Ah, the eighties in American politics... What did the President forget, and when did he forget it?

[identity profile] stone-princess.livejournal.com 2004-06-11 09:50 pm (UTC)(link)
67. Shutting down all funding for mental health and creating the homeless problem by turing people out of institutions.

[identity profile] robertprior.livejournal.com 2004-06-12 06:26 am (UTC)(link)
68. Saving money by cutting TB treatment for homeless, thus causing the emergence of TBMR (which has cost the US economy alone more than 1000 times the money saved).

In fairness, this was a decision of the Reagan administration -- I have no idea whether the man himself knew anything about it. (From my memories of the time, that was something we frequently wondered about a lot of government policies...)

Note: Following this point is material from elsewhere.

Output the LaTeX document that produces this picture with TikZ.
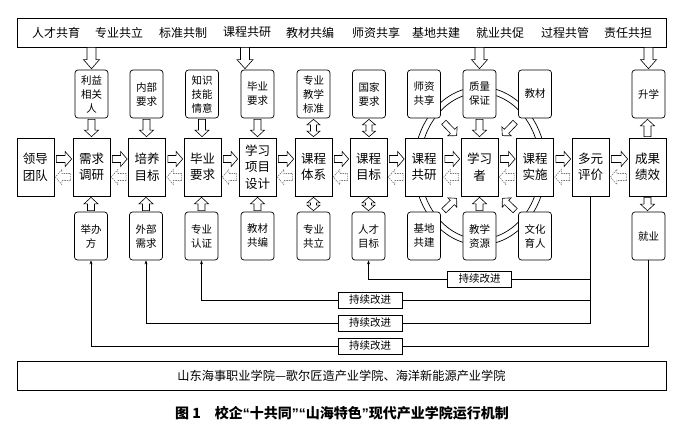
\documentclass[tikz,border=0pt]{standalone}
\usepackage{fontspec}
\setmainfont{Noto Sans CJK SC}
\newfontfamily\quotefont{Liberation Sans}
\usetikzlibrary{calc,arrows.meta}

% single-headed hollow block arrow: #1 style, #2 start, #3 end, #4 shaft half width, #5 head half width, #6 head length
\newcommand\blockarrow[6]{%
  \path[#1] let \p1=(#2), \p2=(#3), \p3=($(\p2)!#6pt!(\p1)$) in
    ($(\p1)!#4pt!90:(\p2)$) -- ($(\p3)!#4pt!90:(\p2)$) -- ($(\p3)!#5pt!90:(\p2)$) -- (\p2)
    -- ($(\p3)!#5pt!-90:(\p2)$) -- ($(\p3)!#4pt!-90:(\p2)$) -- ($(\p1)!#4pt!-90:(\p2)$) -- cycle;}
% double-headed hollow block arrow
\newcommand\dblockarrow[6]{%
  \path[#1] let \p1=(#2), \p2=(#3), \p3=($(\p2)!#6pt!(\p1)$), \p4=($(\p1)!#6pt!(\p2)$) in
    (\p1) -- ($(\p4)!#5pt!90:(\p2)$) -- ($(\p4)!#4pt!90:(\p2)$) -- ($(\p3)!#4pt!90:(\p2)$)
    -- ($(\p3)!#5pt!90:(\p2)$) -- (\p2) -- ($(\p3)!#5pt!-90:(\p2)$) -- ($(\p3)!#4pt!-90:(\p2)$)
    -- ($(\p4)!#4pt!-90:(\p2)$) -- ($(\p4)!#5pt!-90:(\p2)$) -- cycle;}
\newcommand\myopenq{{\quotefont\bfseries “}}
\newcommand\mycloseq{{\quotefont\bfseries ”}}

\tikzset{
  mbox/.style={draw, line width=0.7pt, fill=white, minimum width=37pt, minimum height=58pt,
    inner sep=0pt, align=center, font=\fontsize{12.5}{16.5}\selectfont},
  tbox/.style={draw, line width=0.7pt, fill=white, rounded corners=3pt, minimum width=33pt,
    minimum height=48pt, inner sep=0pt, align=center, font=\fontsize{10.5}{14}\selectfont},
  solidarr/.style={draw=black, line width=0.6pt, fill=white, line join=miter},
  dasharr/.style={draw=black!55, line width=0.6pt, fill=white, dash pattern=on 1.4pt off 1pt},
  fb/.style={line width=0.6pt},
  fbarr/.style={line width=0.6pt, -{Stealth[length=4pt,width=3pt]}},
  kbox/.style={draw, line width=0.6pt, fill=white, minimum width=64pt, minimum height=16pt,
    inner sep=0pt, font=\fontsize{10.5}{12}\selectfont},
  barbox/.style={draw, line width=0.8pt, inner sep=0pt, minimum width=649pt, minimum height=29pt},
  bartext/.style={inner sep=0pt, font=\fontsize{12}{14}\selectfont},
}

\begin{document}
\begin{tikzpicture}[x=1pt,y=-1pt]
\useasboundingbox (0,0) rectangle (691,432);

% top bar
\node[barbox] (topbar) at (341.5,32.5) {};
\foreach \xx/\tt [count=\i] in {56/人才共育,119/专业共立,183/标准共制,247/课程共研,310/教材共编,376/师资共享,436/基地共建,500/就业共促,565/过程共管,628/责任共担}{
  \node[bartext] (tb\i) at (\xx,32.5) {\tt};
}

% ring around the learner
\draw[line width=0.7pt] (480,166) ellipse [x radius=66pt, y radius=79pt];
\draw[line width=0.7pt] (480,166) ellipse [x radius=60pt, y radius=73pt];

% middle row
\node[mbox] (lead) at (35.5,167) {领导\\团队};
\node[mbox] (xq)   at (91.5,167) {需求\\调研};
\node[mbox] (py)   at (147,167) {培养\\目标};
\node[mbox] (by)   at (202.5,167) {毕业\\要求};
\node[mbox] (xx)   at (257.5,167) {学习\\项目\\设计};
\node[mbox] (kt)   at (313.5,167) {课程\\体系};
\node[mbox] (km)   at (368.5,167) {课程\\目标};
\node[mbox] (kg)   at (424,167) {课程\\共研};
\node[mbox] (xxz)  at (479.5,167) {学习\\者};
\node[mbox] (ks)   at (535,167) {课程\\实施};
\node[mbox] (dy)   at (590.5,167) {多元\\评价};
\node[mbox] (cg)   at (647.5,167) {成果\\绩效};

% top row
\node[tbox] (ly)  at (91.5,94) {利益\\相关\\人};
\node[tbox] (nb)  at (146.5,94) {内部\\要求};
\node[tbox] (zs)  at (202,94) {知识\\技能\\情意};
\node[tbox] (by2) at (257.5,94) {毕业\\要求};
\node[tbox] (zb)  at (313.5,94) {专业\\教学\\标准};
\node[tbox] (gj)  at (369,94) {国家\\要求};
\node[tbox] (sz)  at (424,94) {师资\\共享};
\node[tbox] (zl)  at (479.5,94) {质量\\保证};
\node[tbox] (jc)  at (535,94) {教材};
\node[tbox] (sx)  at (648.5,94) {升学};

% bottom row
\node[tbox] (jb)  at (91,236) {举办\\方};
\node[tbox] (wb)  at (146,236) {外部\\需求};
\node[tbox] (zr)  at (201.5,236) {专业\\认证};
\node[tbox] (jcb) at (257.5,236) {教材\\共编};
\node[tbox] (zgl) at (313.5,236) {专业\\共立};
\node[tbox] (rc)  at (368.5,236) {人才\\目标};
\node[tbox] (jd)  at (424,236) {基地\\共建};
\node[tbox] (jx)  at (479.5,236) {教学\\资源};
\node[tbox] (wh)  at (535,236) {文化\\育人};
\node[tbox] (jy)  at (648.5,236) {就业};

% arrows from the top bar
\blockarrow{solidarr}{ly.north |- topbar.south}{$(ly.north)+(0,-1)$}{4.5}{8}{9}
\blockarrow{solidarr}{$(by2.north |- topbar.south)+(-12.5,0)$}{$(by2.north)+(-12.5,-1)$}{4.5}{8}{9}
\blockarrow{solidarr}{zl.north |- topbar.south}{$(zl.north)+(0,-1)$}{4.5}{8}{9}
\blockarrow{solidarr}{sx.north |- topbar.south}{$(sx.north)+(0,-1)$}{4.5}{8}{9}

% horizontal arrows of the main chain
\foreach \a/\b in {lead/xq,xq/py,py/by,by/xx,xx/kt,kt/km,km/kg,kg/xxz,xxz/ks,ks/dy,dy/cg}{
  \blockarrow{solidarr}{$(\a.east)+(2,-8)$}{$(\b.west)+(-1,-8)$}{3.5}{7.5}{6.5}
  \blockarrow{dasharr}{$(\b.west)+(-2,10)$}{$(\a.east)+(1,10)$}{3.5}{7.5}{6.5}
}

% vertical arrows top row -> middle row
\foreach \a/\b in {ly/xq,nb/py,zs/by,by2/xx,zl/xxz}{
  \blockarrow{solidarr}{$(\a.south)+(0,1)$}{$(\a.south |- \b.north)+(0,-1)$}{3.5}{7}{6.5}
}
\blockarrow{solidarr}{$(cg.north)+(0,-1)$}{$(cg.north |- sx.south)+(0,1)$}{3.5}{7}{6.5}
\dblockarrow{solidarr}{$(zb.south)+(0,1)$}{$(zb.south |- kt.north)+(0,-1)$}{3}{6.5}{5.5}
\dblockarrow{solidarr}{$(gj.south)+(0,1)$}{$(gj.south |- km.north)+(0,-1)$}{3}{6.5}{5.5}

% vertical arrows bottom row -> middle row
\foreach \a/\b in {jb/xq,wb/py,zr/by,jcb/xx,jx/xxz}{
  \blockarrow{solidarr}{$(\a.north)+(0,-1)$}{$(\a.north |- \b.south)+(0,1)$}{3.5}{7}{6.5}
}
\blockarrow{solidarr}{$(cg.south)+(0,1)$}{$(cg.south |- jy.north)+(0,-1)$}{3.5}{7}{6.5}
\dblockarrow{solidarr}{$(zgl.north)+(0,-1)$}{$(zgl.north |- kt.south)+(0,1)$}{3}{6.5}{5.5}
\dblockarrow{solidarr}{$(rc.north)+(0,-1)$}{$(rc.north |- km.south)+(0,1)$}{3}{6.5}{5.5}

% diagonal arrows into the learner
\blockarrow{solidarr}{$(sz.south east)+(3,4)$}{$(xxz.north west)+(-4,-2)$}{3}{6.5}{6}
\blockarrow{solidarr}{$(jc.south west)+(-3,4)$}{$(xxz.north east)+(4,-2)$}{3}{6.5}{6}
\blockarrow{solidarr}{$(jd.north east)+(3,-1)$}{$(xxz.south west)+(-4,2)$}{3}{6.5}{6}
\blockarrow{solidarr}{$(wh.north west)+(-3,-1)$}{$(xxz.south east)+(4,2)$}{3}{6.5}{6}

% continuous improvement loops
\coordinate (k1) at (479.5,279);
\coordinate (k2) at (370,300);
\coordinate (k3) at (370,323);
\coordinate (k4) at (370,346);
\draw[fb] (dy.south) |- (k3);
\draw[fb] (dy.south) |- (k1);
\draw[fb] (dy.south) |- (k2);
\draw[fb] (jy.south) |- (k4);
\node[kbox] (kb1) at (k1) {持续改进};
\node[kbox] (kb2) at (k2) {持续改进};
\node[kbox] (kb3) at (k3) {持续改进};
\node[kbox] (kb4) at (k4) {持续改进};
\draw[fbarr] (kb1.west) -| (rc.south);
\draw[fbarr] (kb2.west) -| (zr.south);
\draw[fbarr] (kb3.west) -| (wb.south);
\draw[fbarr] (kb4.west) -| (jb.south);

% bottom bar
\node[barbox, font=\fontsize{12.2}{14}\selectfont] (botbar) at (341.5,375.5) {山东海事职业学院—歌尔匠造产业学院、海洋新能源产业学院};

% caption
\node[inner sep=0pt, font=\fontsize{14}{16}\selectfont\bfseries] (cap) at (342,413) {图 1\quad 校企\myopenq 十共同\mycloseq\myopenq 山海特色\mycloseq 现代产业学院运行机制};
\end{tikzpicture}
\end{document}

[identity profile] lysana.livejournal.com 2004-06-12 11:45 am (UTC)(link)
Sorry, but Reagan really can't take the fall for that one alone. He may have signed it, but it was the left wing who wanted mandatory hospitalization for mental health issues brought to an end. The funding was not eliminated, either. Cut back, yes, but once it was made possible for people to volunteer to be committed instead of it being mandatory, a lot of people chose not to be institutionalized. Since they really couldn't take care of themselves and their families couldn't have them forcibly hospitalized anymore for anything shy of murderous tendencies, they wound up on the streets. And fewer people in the hospitals meant lower operating costs.